First off - I bought a 1/8 diamond engraving bit from J&M Diamond tool
online..it came about a week later, it was 5 inches long. Total with shipping was $21.
(To make a similar holder to mine, you will need access to a lathe)
After using the edge of a grinding wheel to 'cut' the engraver down to size (I cut mine to 2" long) I grabbed some aluminum stock we had at work and turned it down to .250 OD..center drilled it and then drilled it through with a .120" drill. Since it was to house a 1/8 inch engraver, I used a reamer to ream the drilled hole to a true .125" then cut the sleeve down to .700 in length, which is the length of the ER11 collets I have.
Being an impatient sort, I could have looked for, and bought a .125 set screw collar..but why when I can make one?
So I grabbed a piece of mild steel round, turned it down to .375 diameter and drilled it with a 1/8" drill..then used a grinding wheel to spot a flat on it for drilling. I chose to use a 6-32 set screw, and drilled and tapped the collar for that.
To secure the end of the assembly, I wanted to make sure it didn't pop out but I wanted to make sure I could tweak it if I needed to later on (a new housing or whatever) so I drilled and cut a piece of round plastic for the end, turning it smaller then the outside of my sleeve so it didn't bind inside as the needle moved.
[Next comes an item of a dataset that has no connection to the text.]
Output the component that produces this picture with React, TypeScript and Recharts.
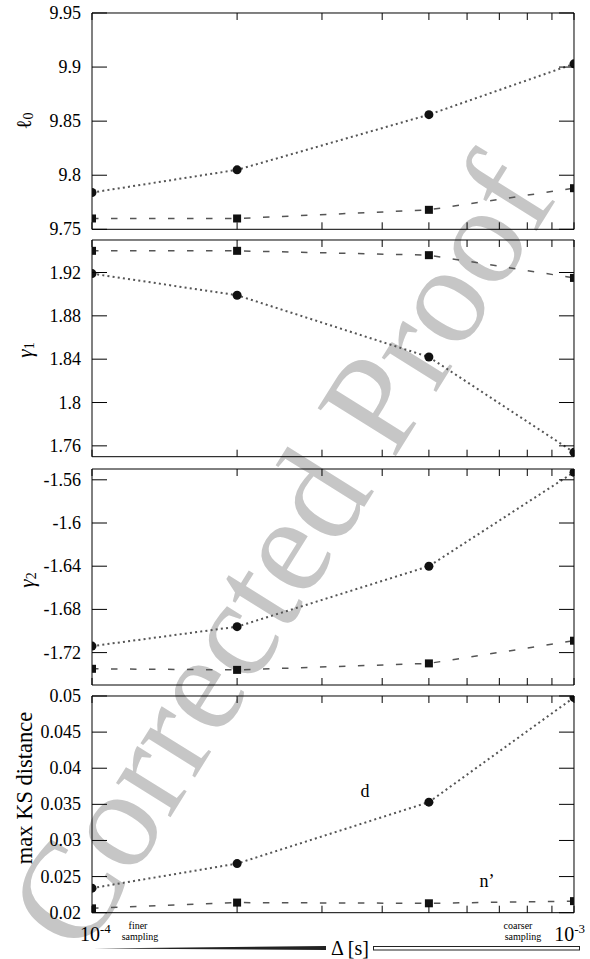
import React from 'react';
import { LineChart, Line, XAxis, YAxis } from 'recharts';

// ---- data ----
const deltas = [1e-4, 2e-4, 5e-4, 1e-3];
const xTicks = [1e-4, 2e-4, 3e-4, 4e-4, 5e-4, 6e-4, 7e-4, 8e-4, 9e-4, 1e-3];

const ell0Circle = [9.784, 9.805, 9.856, 9.903];
const ell0Square = [9.76, 9.76, 9.768, 9.788];
const gamma1Circle = [1.919, 1.899, 1.842, 1.754];
const gamma1Square = [1.94, 1.94, 1.936, 1.915];
const gamma2Circle = [-1.714, -1.696, -1.64, -1.553];
const gamma2Square = [-1.735, -1.736, -1.73, -1.709];
const ksCircle = [0.0234, 0.0268, 0.0353, 0.0498];
const ksSquare = [0.0206, 0.0214, 0.0213, 0.0216];

const ell0Ticks = [9.75, 9.8, 9.85, 9.9, 9.95];
const gamma1Ticks = [1.76, 1.8, 1.84, 1.88, 1.92];
const gamma2Ticks = [-1.72, -1.68, -1.64, -1.6, -1.56];
const ksTicks = [0.02, 0.025, 0.03, 0.035, 0.04, 0.045, 0.05];

const FONT = '"Liberation Serif", "Times New Roman", serif';
const Y_TICK_LEN = 15;
const X_TICK_LEN = 7;
const LEFT_MARGIN = 11;
const BOTTOM_LABEL_MARGIN = 28;

const fmt = (v: number) => String(+v.toFixed(4));

const SquareDot = (props: any) => {
  const { cx, cy, index } = props;
  if (cx == null || cy == null) return <g key={index} />;
  return <rect key={index} x={cx - 4} y={cy - 4} width={8} height={8} fill="#111" />;
};

const CircleDot = (props: any) => {
  const { cx, cy, index } = props;
  if (cx == null || cy == null) return <g key={index} />;
  return <circle key={index} cx={cx} cy={cy} r={4.5} fill="#111" />;
};

// left Y axis: inward tick + label outside
const LeftTick = (props: any) => {
  const { x, y, payload } = props;
  const ax = x + LEFT_MARGIN;
  return (
    <g>
      <line x1={ax} y1={y} x2={ax + Y_TICK_LEN} y2={y} stroke="#000" strokeWidth={1} />
      <text x={x} y={y} textAnchor="end" dominantBaseline="central" fontFamily={FONT} fontSize={18} fill="#000">
        {fmt(payload.value)}
      </text>
    </g>
  );
};

// right Y axis: inward tick only
const RightTick = (props: any) => {
  const { x, y } = props;
  return <line x1={x} y1={y} x2={x - Y_TICK_LEN} y2={y} stroke="#000" strokeWidth={1} />;
};

// top X axis: inward tick only
const TopTick = (props: any) => {
  const { x, y } = props;
  return <line x1={x} y1={y} x2={x} y2={y + X_TICK_LEN} stroke="#000" strokeWidth={1} />;
};

// bottom X axis: inward tick, optional decade labels
const makeBottomTick = (withLabels: boolean) => (props: any) => {
  const { x, y, payload } = props;
  const ay = withLabels ? y - BOTTOM_LABEL_MARGIN : y;
  const v = payload?.value;
  let label: React.ReactNode = null;
  if (withLabels && Math.abs(v - 1e-4) < 1e-9) {
    label = (
      <text x={x - 12} y={y} fontFamily={FONT} fontSize={20} fill="#000" textAnchor="start">
        10<tspan dy={-8} fontSize={13}>-4</tspan>
      </text>
    );
  } else if (withLabels && Math.abs(v - 1e-3) < 1e-9) {
    label = (
      <text x={x + 11} y={y} fontFamily={FONT} fontSize={20} fill="#000" textAnchor="end">
        10<tspan dy={-8} fontSize={13}>-3</tspan>
      </text>
    );
  }
  return (
    <g>
      <line x1={x} y1={ay} x2={x} y2={ay - X_TICK_LEN} stroke="#000" strokeWidth={1} />
      {label}
    </g>
  );
};

const BottomTickPlain = makeBottomTick(false);
const BottomTickLabeled = makeBottomTick(true);

type PanelProps = {
  top: number;
  height: number;
  circle: number[];
  square: number[];
  domain: [number, number];
  ticks: number[];
  last?: boolean;
};

function Panel({ top, height, circle, square, domain, ticks, last }: PanelProps) {
  const data = deltas.map((d, i) => ({ x: d, c: circle[i], s: square[i] }));
  const padTop = 12;
  const padBottom = last ? 46 : 12;
  const BottomTick = last ? BottomTickLabeled : BottomTickPlain;
  return (
    <div style={{ position: 'absolute', left: 0, top: top - padTop }}>
      <LineChart
        width={590}
        height={height + padTop + padBottom}
        data={data}
        margin={{ top: padTop - 1, bottom: padBottom - 1, left: 32, right: 15 }}
      >
        <XAxis
          xAxisId="b"
          dataKey="x"
          type="number"
          scale="log"
          domain={[1e-4, 1e-3]}
          ticks={xTicks}
          interval={0}
          orientation="bottom"
          height={1}
          tickSize={0}
          tickLine={false}
          tickMargin={last ? BOTTOM_LABEL_MARGIN : 0}
          tick={<BottomTick />}
          stroke="#000"
          allowDataOverflow
        />
        <XAxis
          xAxisId="t"
          dataKey="x"
          type="number"
          scale="log"
          domain={[1e-4, 1e-3]}
          ticks={xTicks}
          interval={0}
          orientation="top"
          height={1}
          tickSize={0}
          tickLine={false}
          tickMargin={0}
          tick={<TopTick />}
          stroke="#000"
          allowDataOverflow
        />
        <YAxis
          yAxisId="l"
          type="number"
          domain={domain}
          ticks={ticks}
          interval={0}
          width={60}
          tickSize={0}
          tickLine={false}
          tickMargin={LEFT_MARGIN}
          tick={<LeftTick />}
          stroke="#000"
          allowDataOverflow
        />
        <YAxis
          yAxisId="r"
          orientation="right"
          type="number"
          domain={domain}
          ticks={ticks}
          interval={0}
          width={1}
          tickSize={0}
          tickLine={false}
          tickMargin={0}
          tick={<RightTick />}
          stroke="#000"
          allowDataOverflow
        />
        <Line
          xAxisId="b"
          yAxisId="l"
          dataKey="c"
          type="linear"
          stroke="#555"
          strokeWidth={2}
          strokeDasharray="2 3.2"
          dot={<CircleDot />}
          activeDot={false}
          isAnimationActive={false}
        />
        <Line
          xAxisId="t"
          yAxisId="r"
          dataKey="s"
          type="linear"
          stroke="#555"
          strokeWidth={1.5}
          strokeDasharray="6.5 12.5"
          dot={<SquareDot />}
          activeDot={false}
          isAnimationActive={false}
        />
      </LineChart>
    </div>
  );
}

export default function App() {
  return (
    <div
      style={{
        position: 'absolute',
        left: 0,
        top: 0,
        width: 590,
        height: 959,
        background: '#fff',
        fontFamily: FONT,
        overflow: 'hidden',
      }}
    >
      <svg width={590} height={959} style={{ position: 'absolute', left: 0, top: 0 }}>
        <text
          x={280}
          y={552}
          fontFamily={FONT}
          fontSize={140}
          fill="#c6c6c6"
          textAnchor="middle"
          dominantBaseline="central"
          transform="rotate(-58 280 552)"
        >
          Corrected Proof
        </text>
      </svg>

      <Panel top={13} height={216.3} circle={ell0Circle} square={ell0Square} domain={[9.75, 9.95]} ticks={ell0Ticks} />
      <Panel top={240} height={216.7} circle={gamma1Circle} square={gamma1Square} domain={[1.75, 1.95]} ticks={gamma1Ticks} />
      <Panel top={469} height={216} circle={gamma2Circle} square={gamma2Square} domain={[-1.75, -1.55]} ticks={gamma2Ticks} />
      <Panel top={696} height={216.7} circle={ksCircle} square={ksSquare} domain={[0.02, 0.05]} ticks={ksTicks} last />

      <svg width={590} height={959} style={{ position: 'absolute', left: 0, top: 0, pointerEvents: 'none' }}>
        <g fontFamily={FONT} fill="#000">
          <text transform="rotate(-90 24 121)" x={24} y={121} textAnchor="middle" dominantBaseline="central" fontSize={21}>
            ℓ<tspan fontSize={14} dy={4}>0</tspan>
          </text>
          <text transform="rotate(-90 25 350)" x={25} y={350} textAnchor="middle" dominantBaseline="central" fontSize={21} fontStyle="italic">
            γ<tspan fontSize={14} dy={4} fontStyle="normal">1</tspan>
          </text>
          <text transform="rotate(-90 27 580)" x={27} y={580} textAnchor="middle" dominantBaseline="central" fontSize={21} fontStyle="italic">
            γ<tspan fontSize={14} dy={4} fontStyle="normal">2</tspan>
          </text>
          <text transform="rotate(-90 24 788)" x={24} y={788} textAnchor="middle" dominantBaseline="central" fontSize={22.5}>
            max KS distance
          </text>

          <text x={365} y={797} textAnchor="middle" fontSize={18}>d</text>
          <text x={487} y={887} textAnchor="middle" fontSize={18}>n’</text>

          <text x={138} y={929} textAnchor="middle" fontSize={10}>finer</text>
          <text x={140} y={939.5} textAnchor="middle" fontSize={10}>sampling</text>
          <text x={518} y={929} textAnchor="middle" fontSize={10}>coarser</text>
          <text x={523} y={939.5} textAnchor="middle" fontSize={10}>sampling</text>

          <text x={350} y={955} textAnchor="middle" fontSize={20}>Δ [s]</text>
        </g>
        <polygon points="94,948.5 326,946 326,950" fill="#222" />
        <rect x={373.5} y={946.5} width={206} height={3.5} fill="none" stroke="#222" strokeWidth={1} />
      </svg>
    </div>
  );
}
to secure it I used 5 minute epoxy - strong enough to hold it in place, but pretty easy to remove with a knife in case it needed adjustment.
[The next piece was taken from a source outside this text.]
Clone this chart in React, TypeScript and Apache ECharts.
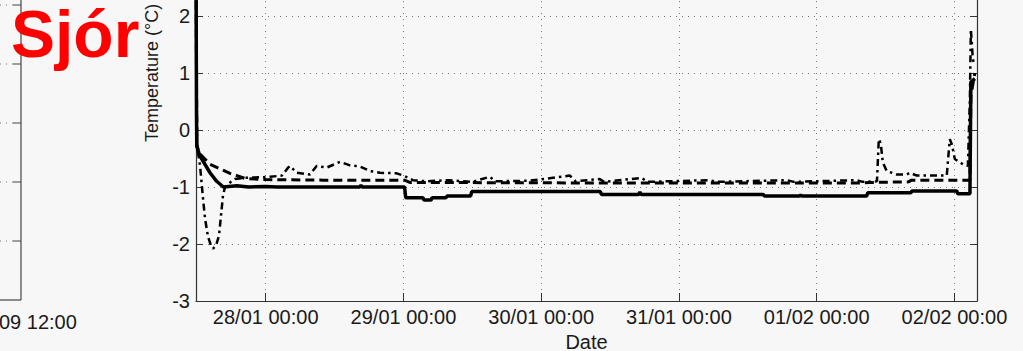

For a spring, I went to a local big box store (Diamond home improvement) and picked up a spring that suited my needs and then cut it to size (as it was too long)
And one of the clock faces I am making from hard drive platters:
There is NO burring whatsoever, and the parts come off as clean as can be.
Not bad for a starter engraver.
Also wanted to add that my boss wanted to give the engraver a try for production parts we engraved for a customer -
I ran 50 of these parts in a 4th axis on my machine at work (Haas VF0 VMC) - parts were plated with optical black anodizing, then run over with the engraving tool pictures above..the result pictured was after 2 passes with .020 pressure.
The amount of wear on the cutter was incredibly minimal, even after running through the anodizing - It just shined the cutting surface for me
There was some minute chipping going on, but we figure it's from the width of the engraving cutter.